A Conversation with Mat Johnson
MCR: Where does a story begin for you?
MJ: To me, it’s more about what it ends. I look at story as the ride towards epiphany. Something important is realized, either by the characters or the reader. What comes before that is the facts that lead up to that point.
MCR: What balance do you try to achieve between characterization and plot?
MJ: Characters have to be real enough that you care what happens to them, and there has to be enough plot that we don’t get bored just looking at them. The rest is defined by whatever story you have to tell. If the story demands more action, it will make less time for character development. If the story is an internal journey, that makes less time for demanding plot devices. The key is to figure out what kind of story you are trying to tell and then feed it what it needs.
MCR: Do your characters choose their actions or do you?
MJ: I sit there typing and try not to bore myself. So I write myself into moments even I didn’t expect. Enough of those, and the characters start looking like people I didn’t consciously intend for them to be. From there, I consciously try and build on those traits. So it’s a trade off. The art is knowing when to control the page and when to let it run wild.
MCR: What do you do when you’re having a difficult time with a story?
MJ: I walk away from the page. I talk it out with friends. Usually, it’s going rough on the page because there is something I missed, something I’m not understanding, because now I’m reading it and going, “Naw, something’s off.” When I can come up with a way to rethink what I’m working on, then I come back to it.

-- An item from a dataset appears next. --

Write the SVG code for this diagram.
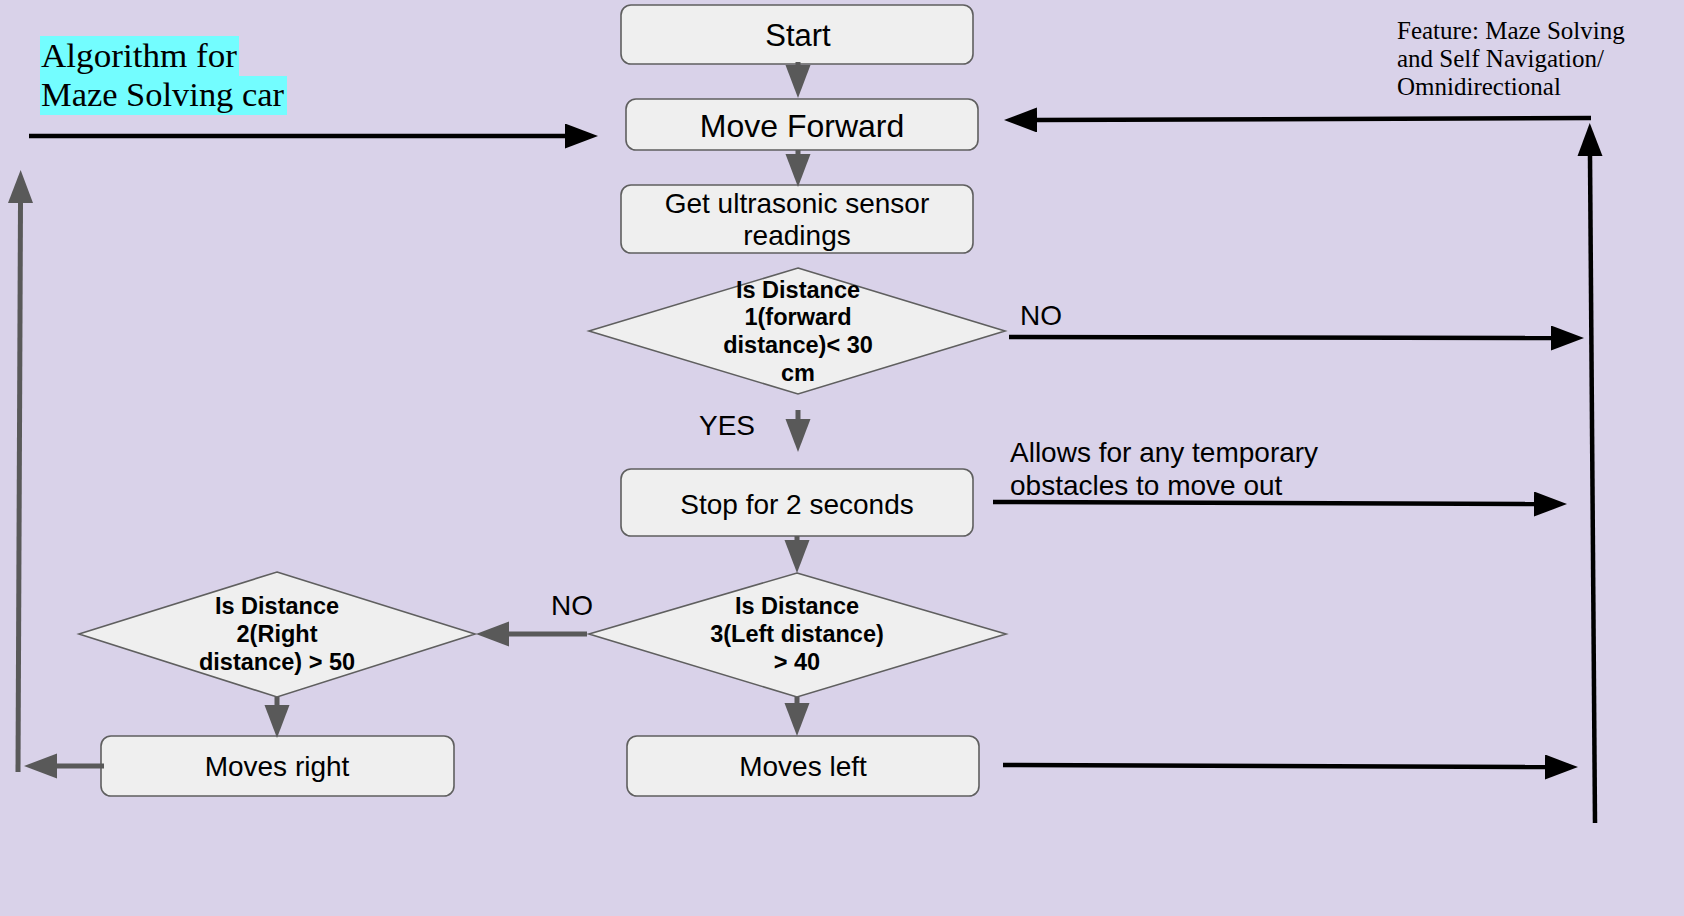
<svg xmlns="http://www.w3.org/2000/svg" width="1684" height="916" viewBox="0 0 1684 916">
<defs>
<style>
.node{fill:#efefef;stroke:#5f5f5f;stroke-width:1.6}
.t{font-family:"Liberation Sans",Arial,sans-serif;fill:#000;text-anchor:middle}
.b{font-weight:bold;font-size:23.5px}
.lbl{font-family:"Liberation Sans",Arial,sans-serif;fill:#000;font-size:28px}
.serif{font-family:"Liberation Serif","Times New Roman",serif;fill:#000}
.g{stroke:#595959;stroke-width:5;fill:none}
.k{stroke:#000;stroke-width:4.5;fill:none}
</style>
<marker id="ag" markerUnits="userSpaceOnUse" markerWidth="34" markerHeight="26" refX="0" refY="12.5" orient="auto"><path d="M0,0 L33,12.5 L0,25 z" fill="#595959"/></marker>
<marker id="ak" markerUnits="userSpaceOnUse" markerWidth="34" markerHeight="26" refX="0" refY="12.5" orient="auto"><path d="M0,0 L33,12.5 L0,25 z" fill="#000"/></marker>
</defs>
<rect x="0" y="0" width="1684" height="916" fill="#d9d2e9"/>

<g id="title">
<rect x="40" y="36" width="199" height="40" fill="#73fdff"/>
<rect x="40" y="76" width="247" height="39" fill="#73fdff"/>
<text class="serif" x="41" y="67" font-size="34" textLength="196" lengthAdjust="spacingAndGlyphs">Algorithm for</text>
<text class="serif" x="41" y="106" font-size="34" textLength="243" lengthAdjust="spacingAndGlyphs">Maze Solving car</text>
</g>

<g id="feature">
<text class="serif" font-size="25"><tspan x="1397" y="39">Feature: Maze Solving</tspan><tspan x="1397" y="67">and Self Navigation/</tspan><tspan x="1397" y="95">Omnidirectional</tspan></text>
</g>

<g id="start">
<rect class="node" x="621" y="5" width="352" height="59" rx="10"/>
<text class="t" x="798" y="46" font-size="31">Start</text>
</g>

<g id="move-forward">
<rect class="node" x="626" y="99" width="352" height="51" rx="10"/>
<text class="t" x="802" y="137" font-size="32">Move Forward</text>
</g>

<g id="get-readings">
<rect class="node" x="621" y="185" width="352" height="68" rx="10"/>
<text class="t" font-size="28"><tspan x="797" y="213">Get ultrasonic sensor</tspan><tspan x="797" y="245">readings</tspan></text>
</g>

<g id="decision-forward">
<polygon class="node" points="798,268 1005,331 798,394 589,331"/>
<text class="t b"><tspan x="798" y="298">Is Distance</tspan><tspan x="798" y="325">1(forward</tspan><tspan x="798" y="353">distance)&lt; 30</tspan><tspan x="798" y="381">cm</tspan></text>
</g>

<g id="stop">
<rect class="node" x="621" y="469" width="352" height="67" rx="10"/>
<text class="t" x="797" y="514" font-size="28">Stop for 2 seconds</text>
</g>

<g id="decision-left">
<polygon class="node" points="797,573 1006,634 797,697 589,634"/>
<text class="t b"><tspan x="797" y="614">Is Distance</tspan><tspan x="797" y="642">3(Left distance)</tspan><tspan x="797" y="670">&gt; 40</tspan></text>
</g>

<g id="decision-right">
<polygon class="node" points="277,572 475,634 277,697 79,634"/>
<text class="t b"><tspan x="277" y="614">Is Distance</tspan><tspan x="277" y="642">2(Right</tspan><tspan x="277" y="670">distance) &gt; 50</tspan></text>
</g>

<g id="moves-left">
<rect class="node" x="627" y="736" width="352" height="60" rx="10"/>
<text class="t" x="803" y="776" font-size="28">Moves left</text>
</g>

<g id="moves-right">
<rect class="node" x="101" y="736" width="353" height="60" rx="10"/>
<text class="t" x="277" y="776" font-size="28">Moves right</text>
</g>

<g id="connectors">
<path class="g" d="M798,62 L798,65" marker-end="url(#ag)"/>
<path class="g" d="M798,150 L798,154" marker-end="url(#ag)"/>
<path class="g" d="M798,410 L798,419" marker-end="url(#ag)"/>
<path class="g" d="M797,536 L797,540" marker-end="url(#ag)"/>
<path class="g" d="M797,697 L797,703" marker-end="url(#ag)"/>
<path class="g" d="M587,634 L509,634" marker-end="url(#ag)"/>
<path class="g" d="M277,697 L277,705" marker-end="url(#ag)"/>
<path class="g" d="M104,766 L57,766" marker-end="url(#ag)"/>
<path class="g" d="M18,772 L20.5,203" marker-end="url(#ag)"/>

<path class="k" d="M29,136 L565,136" marker-end="url(#ak)"/>
<path class="k" d="M1591,118 L1037,120" marker-end="url(#ak)"/>
<path class="k" d="M1595,823 L1590,156" marker-end="url(#ak)"/>
<path class="k" d="M1009,337 L1551,338" marker-end="url(#ak)"/>
<path class="k" d="M993,502 L1534,504" marker-end="url(#ak)"/>
<path class="k" d="M1003,765 L1545,767" marker-end="url(#ak)"/>

<text class="lbl" x="699" y="435" font-size="29">YES</text>
<text class="lbl" x="1020" y="325">NO</text>
<text class="lbl" x="551" y="615">NO</text>
<text class="lbl"><tspan x="1010" y="462">Allows for any temporary</tspan><tspan x="1010" y="495">obstacles to move out</tspan></text>
</g>
</svg>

MCR: What is the best bit of writing advice you’ve gotten?
MJ: “This reads like I’m stuck next to some guy on a plane and forced to listen to his life story. But I’m not stuck. And I can just put it down and walk away.” Michael Cunningham told me that about a book I was writing. It was great advice, because it got through my thick head that my book was not interesting. It gave me the strength to walk away from it and try to write a book that was actually engaging. That ended up being Drop, my first published novel.
MCR: What has been the most surprising thing about the professional writing life?
MJ: That it doesn’t pay shit. I thought I’d be living on a boat by now.
The last two questions were offered by Evelyn Alfred, who is hosting a Pym discussion group on Twitter.
EA: Is there a specific reason why you didn’t discuss the experience on Tsalal?
MJ: Yes. I don’t like to go into breakdowns of my work, I like it to be digested by the reader without my extra-guide, but the ending mirrors Poe’s original ending. Much of Pym is referenced from moments in the original material, but I have my own meanings for them.
EA: What happened to “White Folks” the dog?
MJ: I refuse to talk about White Folks! That would be racist!
Mat Johnson will read at Yeah, You Write, Thursday at Tipitina’s.